The IRGC said any attack on Iranian tankers or commercial vessels would trigger strikes on “one of the American centres in the region” and enemy ships, after a US fighter jet disabled two Iranian-flagged tankers in the Gulf of Oman, according to
The Guardian and
Malay Mail. That is not a routine threat; it is a bid to widen the fight from ships to US bases and Gulf infrastructure. Washington was meanwhile waiting for Tehran’s answer to its latest negotiating position, with Trump saying he expected a reply “supposedly tonight” and the proposal being relayed through Pakistani mediators,
New Straits Times reported.
The Strait is the leverage
For
Global Politics, this is coercive diplomacy by sea: Iran is turning the Strait of Hormuz into the place where it can extract concessions without firing on the US mainland.
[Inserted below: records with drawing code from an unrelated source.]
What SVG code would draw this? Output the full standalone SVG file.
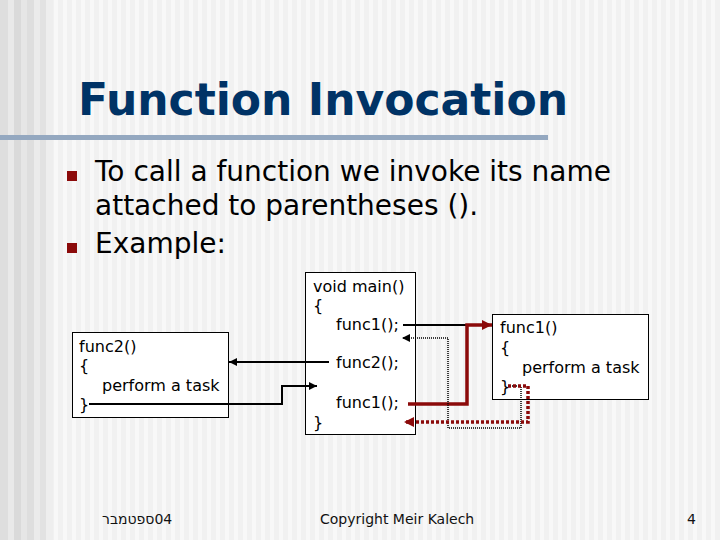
<svg xmlns="http://www.w3.org/2000/svg" width="720" height="540" viewBox="0 0 720 540">
  <defs>
    <pattern id="stripes" x="0" y="0" width="9" height="10" patternUnits="userSpaceOnUse">
      <rect width="9" height="10" fill="#f1f1f1"/>
      <rect x="0" width="4" height="10" fill="#f8f8f8"/>
    </pattern>
    <marker id="ab" markerUnits="userSpaceOnUse" markerWidth="9" markerHeight="9" refX="8" refY="4.5" orient="auto">
      <path d="M0,0.5 L8,4.5 L0,8.5 z" fill="#000"/>
    </marker>
    <marker id="ar" markerUnits="userSpaceOnUse" markerWidth="11" markerHeight="11" refX="10" refY="5.5" orient="auto">
      <path d="M0,0.5 L10,5.5 L0,10.5 z" fill="#8b0a0a"/>
    </marker>
  </defs>
  <style>
    .code { font-family: "DejaVu Sans", Verdana, sans-serif; font-size: 16px; fill: #000; }
    .body { font-family: "DejaVu Sans", Verdana, sans-serif; font-size: 28px; fill: #000; }
    .foot { font-family: "DejaVu Sans", Verdana, sans-serif; font-size: 14px; fill: #111; }
    .box { fill: #fff; stroke: #000; stroke-width: 1; }
    .bul { fill: #8b0a0a; }
    .blk { fill: none; stroke: #000; stroke-width: 2; }
    .red { fill: none; stroke: #8b0a0a; stroke-width: 3.5; }
  </style>

  <!-- background -->
  <rect width="720" height="540" fill="url(#stripes)"/>
  <g id="left-band">
    <rect x="0" y="0" width="8" height="540" fill="#dedede"/>
    <rect x="8" y="0" width="6" height="540" fill="#e9e9e9"/>
    <rect x="14" y="0" width="7" height="540" fill="#dadada"/>
    <rect x="21" y="0" width="6" height="540" fill="#e6e6e6"/>
    <rect x="27" y="0" width="7" height="540" fill="#dedede"/>
    <rect x="34" y="0" width="6" height="540" fill="#ebebeb"/>
    <rect x="40" y="0" width="6" height="540" fill="#e2e2e2"/>
    <rect x="46" y="0" width="7" height="540" fill="#eeeeee"/>
  </g>

  <!-- title -->
  <g id="title">
    <text x="78" y="115" font-family="'DejaVu Sans', Verdana, sans-serif" font-weight="bold" font-size="44" fill="#003366" textLength="490" lengthAdjust="spacingAndGlyphs">Function Invocation</text>
    <rect x="0" y="135" width="548" height="5" fill="#94a8c0"/>
  </g>

  <!-- bullets -->
  <g id="bullets">
    <rect class="bul" x="67" y="171" width="10" height="10"/>
    <text class="body" x="95" y="181">To call a function we invoke its name</text>
    <text class="body" x="95" y="215">attached to parentheses ().</text>
    <rect class="bul" x="67" y="243" width="10" height="10"/>
    <text class="body" x="95" y="253">Example:</text>
  </g>

  <!-- main box -->
  <g id="main">
    <rect class="box" x="305.5" y="272.5" width="110" height="162"/>
    <text class="code" x="313" y="292">void main()</text>
    <text class="code" x="313" y="311">{</text>
    <text class="code" x="336" y="330">func1();</text>
    <text class="code" x="336" y="368">func2();</text>
    <text class="code" x="336" y="408">func1();</text>
    <text class="code" x="313" y="428">}</text>
  </g>

  <!-- func2 box -->
  <g id="func2">
    <rect class="box" x="72.5" y="332.5" width="156" height="85"/>
    <text class="code" x="79" y="352">func2()</text>
    <text class="code" x="79" y="371">{</text>
    <text class="code" x="102" y="391">perform a task</text>
    <text class="code" x="79" y="410">}</text>
  </g>

  <!-- func1 box -->
  <g id="func1">
    <rect class="box" x="492.5" y="314.5" width="156" height="85"/>
    <text class="code" x="500" y="333">func1()</text>
    <text class="code" x="500" y="353">{</text>
    <text class="code" x="522" y="373">perform a task</text>
    <text class="code" x="500" y="392">}</text>
  </g>

  <!-- connectors -->
  <g id="connectors">
    <line class="blk" x1="329" y1="362" x2="229" y2="362" marker-end="url(#ab)"/>
    <polyline class="blk" points="89,404 282,404 282,386 317,386" marker-end="url(#ab)"/>
    <line class="blk" x1="403" y1="325" x2="470" y2="325"/>
    <polyline class="red" points="408,404 467,404 467,325 492,325" marker-end="url(#ar)"/>
    <polyline fill="none" stroke="#000" stroke-width="1.5" stroke-dasharray="1 1" points="508,386 521,386 521,428 448,428 448,338 402,338" marker-end="url(#ab)"/>
    <polyline class="red" stroke-dasharray="3 2" points="508,386 528,386 528,422 404,422" marker-end="url(#ar)"/>
  </g>

  <!-- footer -->
  <g id="footer">
    <text class="foot" x="102" y="524">ספטמבר&#x200E;04</text>
    <text class="foot" x="320" y="524">Copyright Meir Kalech</text>
    <text class="foot" x="687" y="524">4</text>
  </g>
</svg>
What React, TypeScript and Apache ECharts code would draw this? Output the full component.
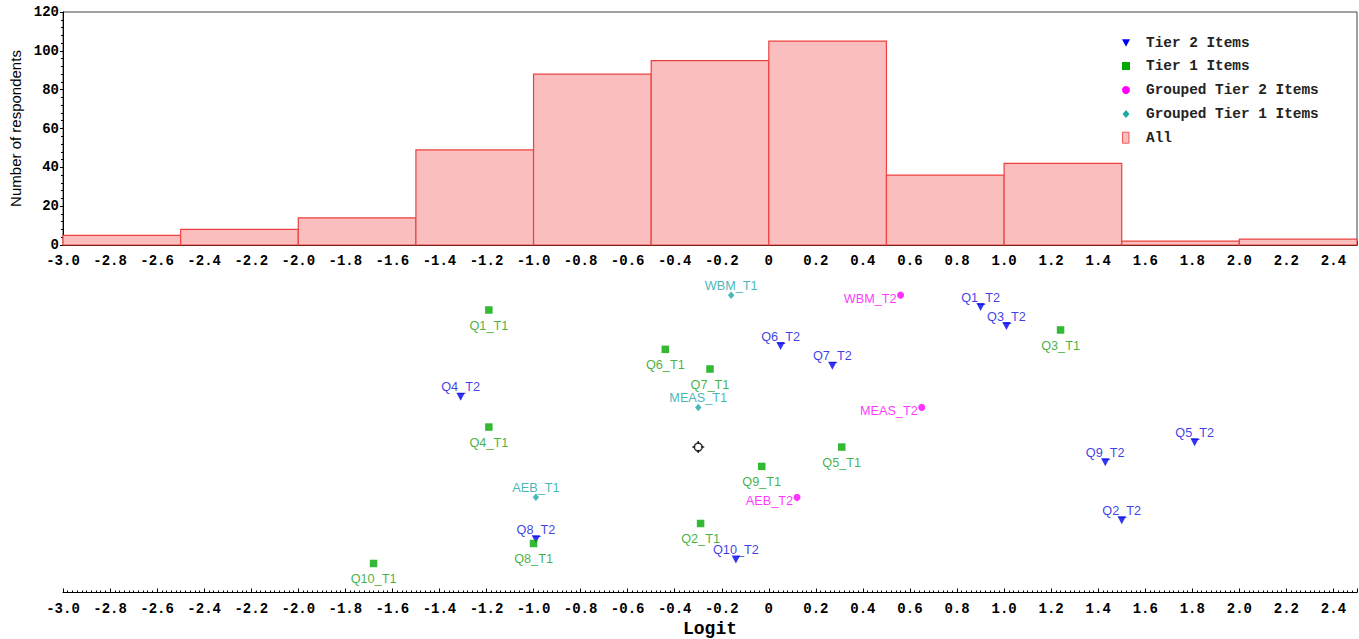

Al Jazeera reported that Tehran has already tightened the rules for passage through a new “Persian Gulf Strait Authority,” while
Reuters documented in March that at least three tankers were damaged in the Gulf as the conflict escalated, one seafarer was killed, and war-risk insurance costs were expected to jump 25% to 50%. The message is simple: even limited force in the water can hit oil flows, premiums and confidence long before a broader battle breaks out.
Who gains from escalation
The immediate beneficiary is the IRGC, which gains relevance by making maritime control part of Iran’s bargaining power, and the hardline camp that can argue pressure, not diplomacy, delivers results. The losers are the shipping companies, insurers and Gulf states sitting under the US security umbrella, because every tanker incident expands the perimeter of risk.
New Straits Times noted that Iran has already attacked sites in Qatar during the war, underlining that Tehran is prepared to convert a shipping dispute into a wider warning to US partners. For Washington, the bind is obvious: the more it enforces a blockade on Iranian shipping, the easier it becomes for Tehran to justify threats against American assets, as
Malay Mail and
The Guardian show.
What to watch next
Watch Monday’s shipping and insurance reset, when the market will price whether this is a one-off clash or the start of a new maritime campaign. Also watch Tehran’s formal response to the US proposal, and whether Gulf mediators can keep the truce track alive while the Strait remains a live battlefield. If Iran follows through on its threat, the first test will be whether Washington can protect tankers without broadening the conflict.